→ AIM OF THE TASK
Exactly repeat the material, dropping only the pictures.

→ DATASET CONTENT

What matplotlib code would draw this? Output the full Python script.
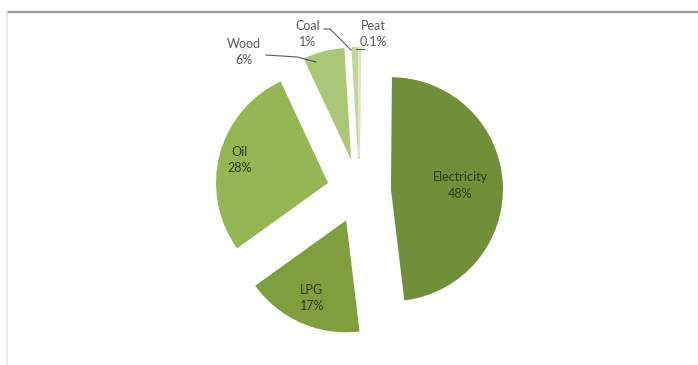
import numpy as np
import matplotlib
matplotlib.use("Agg")
import matplotlib.pyplot as plt

# Household heating fuel shares
fuels = ["Electricity", "LPG", "Oil", "Wood", "Coal", "Peat"]
shares = [48, 17, 28, 6, 1, 0.1]
pct_labels = ["48%", "17%", "28%", "6%", "1%", "0.1%"]
colors = ["#718f38", "#809e3e", "#96b653", "#abc676", "#c4d79b", "#dbe7c4"]

plt.rcParams["font.family"] = ["Lato", "DejaVu Sans"]

W, H = 698, 365
fig = plt.figure(figsize=(W / 100, H / 100), dpi=100)
ax = fig.add_axes([0, 0, 1, 1])

cx, cy, r = 359, H - 191, 112
# pie offsets are in data units here (pixels)
explode = [32] * len(shares)
wedges, _ = ax.pie(shares, explode=explode, colors=colors, startangle=89.5,
                   counterclock=False, radius=r, center=(cx, cy),
                   wedgeprops=dict(linewidth=0))
# the sliver for peat needs an outline to show at all
wedges[-1].set_edgecolor(colors[-1])
wedges[-1].set_linewidth(1.2)

ax.set_xlim(0, W)
ax.set_ylim(0, H)
ax.set_aspect("auto")
ax.axis("off")


def wedge_point(w, frac):
    """Point inside wedge w, at frac of the radius along its middle angle."""
    mid = np.deg2rad((w.theta1 + w.theta2) / 2)
    x0, y0 = w.center
    return x0 + frac * w.r * np.cos(mid), y0 + frac * w.r * np.sin(mid)


# labels inside the big slices
inner = {0: 0.62, 1: 0.76, 2: 0.82}
for i, frac in inner.items():
    x, y = wedge_point(wedges[i], frac)
    ax.text(x, y, f"{fuels[i]}\n{pct_labels[i]}", ha="center", va="center",
            fontsize=9, color="#2e3a16", linespacing=1.45)

# callout labels for the small slices
outer = {3: (244, H - 52), 4: (308, H - 34), 5: (373, H - 34)}
for i, (tx, ty) in outer.items():
    ax.text(tx, ty, f"{fuels[i]}\n{pct_labels[i]}", ha="center", va="center",
            fontsize=9, color="#595959", linespacing=1.45)

# leader lines
ax.plot([266, 297, 316], [H - 55, H - 57, H - 62], color="#595959", lw=0.8)
ax.plot([324, 330, 351], [H - 29, H - 29, H - 50], color="#595959", lw=0.8)
ax.plot([364, 356], [H - 49, H - 49], color="#595959", lw=0.8)

# frame lines along the top and left
ax.plot([7, W], [H - 12, H - 12], color="#9a9a9a", lw=1.6, solid_capstyle="butt")
ax.plot([7, 7], [H - 12, 0], color="#e4e4e4", lw=1.2)

fig.savefig("out.png", dpi=100)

→ FINISHED ANSWER
What matplotlib code would draw this? Output the full Python script.
import numpy as np
import matplotlib
matplotlib.use("Agg")
import matplotlib.pyplot as plt

# Household heating fuel shares
fuels = ["Electricity", "LPG", "Oil", "Wood", "Coal", "Peat"]
shares = [48, 17, 28, 6, 1, 0.1]
pct_labels = ["48%", "17%", "28%", "6%", "1%", "0.1%"]
colors = ["#718f38", "#809e3e", "#96b653", "#abc676", "#c4d79b", "#dbe7c4"]

plt.rcParams["font.family"] = ["Lato", "DejaVu Sans"]

W, H = 698, 365
fig = plt.figure(figsize=(W / 100, H / 100), dpi=100)
ax = fig.add_axes([0, 0, 1, 1])

cx, cy, r = 359, H - 191, 112
# pie offsets are in data units here (pixels)
explode = [32] * len(shares)
wedges, _ = ax.pie(shares, explode=explode, colors=colors, startangle=89.5,
                   counterclock=False, radius=r, center=(cx, cy),
                   wedgeprops=dict(linewidth=0))
# the sliver for peat needs an outline to show at all
wedges[-1].set_edgecolor(colors[-1])
wedges[-1].set_linewidth(1.2)

ax.set_xlim(0, W)
ax.set_ylim(0, H)
ax.set_aspect("auto")
ax.axis("off")


def wedge_point(w, frac):
    """Point inside wedge w, at frac of the radius along its middle angle."""
    mid = np.deg2rad((w.theta1 + w.theta2) / 2)
    x0, y0 = w.center
    return x0 + frac * w.r * np.cos(mid), y0 + frac * w.r * np.sin(mid)


# labels inside the big slices
inner = {0: 0.62, 1: 0.76, 2: 0.82}
for i, frac in inner.items():
    x, y = wedge_point(wedges[i], frac)
    ax.text(x, y, f"{fuels[i]}\n{pct_labels[i]}", ha="center", va="center",
            fontsize=9, color="#2e3a16", linespacing=1.45)

# callout labels for the small slices
outer = {3: (244, H - 52), 4: (308, H - 34), 5: (373, H - 34)}
for i, (tx, ty) in outer.items():
    ax.text(tx, ty, f"{fuels[i]}\n{pct_labels[i]}", ha="center", va="center",
            fontsize=9, color="#595959", linespacing=1.45)

# leader lines
ax.plot([266, 297, 316], [H - 55, H - 57, H - 62], color="#595959", lw=0.8)
ax.plot([324, 330, 351], [H - 29, H - 29, H - 50], color="#595959", lw=0.8)
ax.plot([364, 356], [H - 49, H - 49], color="#595959", lw=0.8)

# frame lines along the top and left
ax.plot([7, W], [H - 12, H - 12], color="#9a9a9a", lw=1.6, solid_capstyle="butt")
ax.plot([7, 7], [H - 12, 0], color="#e4e4e4", lw=1.2)

fig.savefig("out.png", dpi=100)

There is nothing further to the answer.